- [DATASET RECORDS]
******************************

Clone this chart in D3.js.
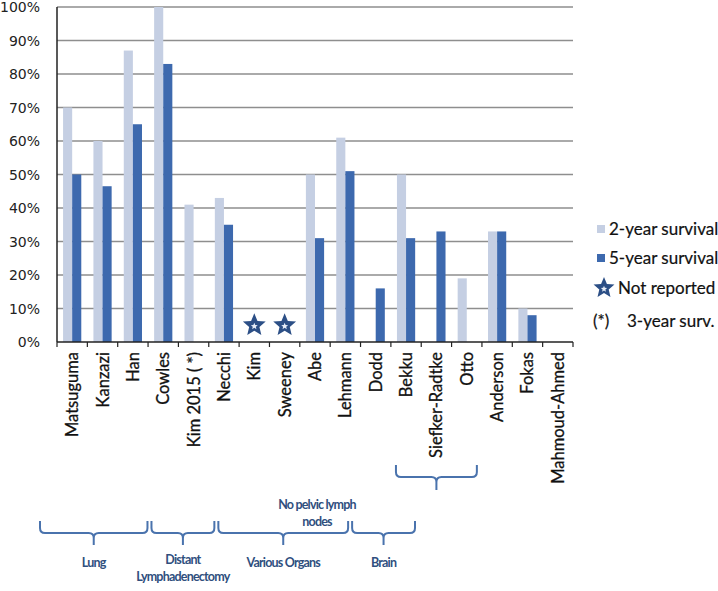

******************************

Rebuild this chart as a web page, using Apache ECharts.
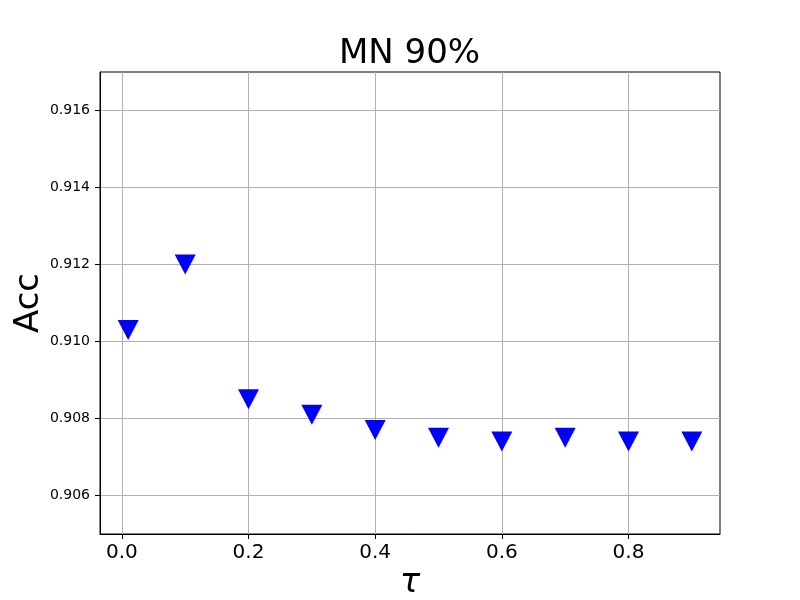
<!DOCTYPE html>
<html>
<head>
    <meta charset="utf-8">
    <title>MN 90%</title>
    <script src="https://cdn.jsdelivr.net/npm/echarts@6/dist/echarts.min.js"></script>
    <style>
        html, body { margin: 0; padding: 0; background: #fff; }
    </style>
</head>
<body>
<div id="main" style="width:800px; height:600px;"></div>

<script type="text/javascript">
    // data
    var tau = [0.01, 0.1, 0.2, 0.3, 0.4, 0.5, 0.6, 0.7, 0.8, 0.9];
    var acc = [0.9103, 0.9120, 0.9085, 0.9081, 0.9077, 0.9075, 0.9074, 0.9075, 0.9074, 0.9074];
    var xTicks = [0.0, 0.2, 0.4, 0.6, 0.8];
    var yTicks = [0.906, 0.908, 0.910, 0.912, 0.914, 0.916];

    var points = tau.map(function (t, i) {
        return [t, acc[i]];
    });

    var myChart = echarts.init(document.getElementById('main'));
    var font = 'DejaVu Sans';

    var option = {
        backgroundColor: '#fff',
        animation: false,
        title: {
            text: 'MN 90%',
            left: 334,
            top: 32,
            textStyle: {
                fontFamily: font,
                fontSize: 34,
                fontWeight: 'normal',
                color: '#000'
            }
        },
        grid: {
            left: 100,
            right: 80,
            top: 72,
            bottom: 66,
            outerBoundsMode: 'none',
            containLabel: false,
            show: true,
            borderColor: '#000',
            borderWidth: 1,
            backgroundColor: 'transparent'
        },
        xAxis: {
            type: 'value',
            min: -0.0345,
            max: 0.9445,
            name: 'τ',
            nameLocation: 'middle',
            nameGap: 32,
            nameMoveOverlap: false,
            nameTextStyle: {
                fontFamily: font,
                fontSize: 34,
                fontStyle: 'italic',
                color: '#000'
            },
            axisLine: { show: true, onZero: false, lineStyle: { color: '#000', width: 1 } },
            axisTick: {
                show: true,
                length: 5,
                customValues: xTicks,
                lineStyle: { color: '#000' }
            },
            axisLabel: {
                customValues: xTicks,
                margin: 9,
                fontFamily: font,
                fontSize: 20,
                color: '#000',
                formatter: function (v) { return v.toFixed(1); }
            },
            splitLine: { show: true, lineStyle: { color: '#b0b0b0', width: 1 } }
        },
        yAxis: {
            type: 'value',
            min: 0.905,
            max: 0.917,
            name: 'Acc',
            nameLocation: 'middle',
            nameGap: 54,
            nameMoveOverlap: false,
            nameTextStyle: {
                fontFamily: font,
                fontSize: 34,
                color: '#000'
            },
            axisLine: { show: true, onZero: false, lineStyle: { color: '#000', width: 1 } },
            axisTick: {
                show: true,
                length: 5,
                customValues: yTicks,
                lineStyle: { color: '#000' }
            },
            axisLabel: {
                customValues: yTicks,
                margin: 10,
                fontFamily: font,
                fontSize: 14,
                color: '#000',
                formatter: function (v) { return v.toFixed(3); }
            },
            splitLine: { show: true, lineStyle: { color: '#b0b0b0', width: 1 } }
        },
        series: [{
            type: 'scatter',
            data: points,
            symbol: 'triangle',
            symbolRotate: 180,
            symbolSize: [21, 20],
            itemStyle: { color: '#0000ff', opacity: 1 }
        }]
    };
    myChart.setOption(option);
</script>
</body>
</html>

******************************

Gather all the lines that include the word "this" and copy them out.

- [THE ANSWER]
Clone this chart in D3.js.
Rebuild this chart as a web page, using Apache ECharts.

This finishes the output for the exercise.